Des projets d’expansion qui misent sur la clientèle nationale
À ces dispositions s’ajoute un autre effort que déploie le groupe Disas pour faire face aux circonstances difficiles actuelles : l’entreprise vise à élargir sa clientèle pour y inclure plus de Finlandais. Elle est ainsi en train d’étoffer sa sélection de produits qui, auparavant, s’adressait principalement aux acheteurs transfrontaliers avec du café, du thé, de la confiserie, des huiles de cuisson, des viandes spécialisées et des articles ménagers, ainsi que du poisson aussi bien finlandais qu’importé.

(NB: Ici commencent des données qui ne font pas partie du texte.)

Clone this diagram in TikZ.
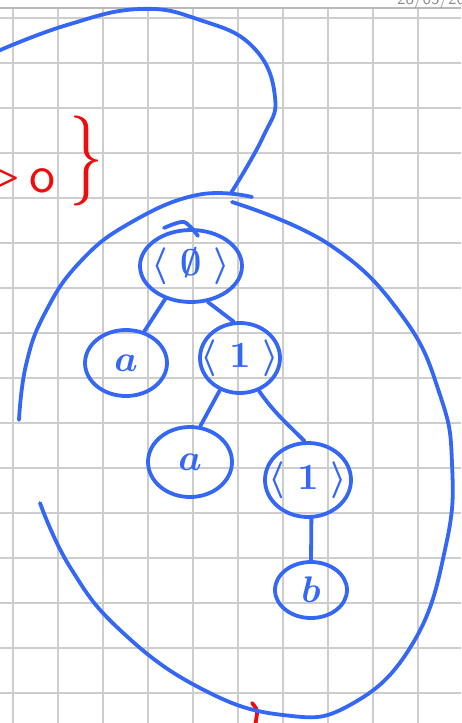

« Nous avons intensifié nos actions de marketing en Finlande et revu notre gamme de produits pour y faire figurer un plus grand nombre d’articles correspondant à ce que recherchent les consommateurs finlandais », nous explique Tepponen. Disas dispose également d’un établissement industriel distinct dans la ville de Loviisa, en Finlande du Sud, où l’entreprise fume son poisson et conditionne les produits à base de poisson et autres œufs de poisson qu’elle destine à ses propres points de vente aussi bien qu’à la vente en gros.
Alors que son enseigne est aujourd’hui essentiellement connue pour ses rayons poissonnerie, Tepponen envisage de faire franchir une étape à ses magasins en les transformant en « supermarchés pur jus », pour reprendre son expression : resterait pour cela à ajouter des fruits, des légumes et des boissons alcoolisées à leur offre. « Nous avons déjà tout le reste en stock », assure-t-il.
Bien que Disas soit en train de profiter de cette occasion pour mieux se faire connaître des consommateurs finlandais et aller au bout de nouvelles idées, Tepponen, comme beaucoup de gens dans le monde entier, n’en espère pas moins que le jour est proche où « les choses pourront revenir à la normale ».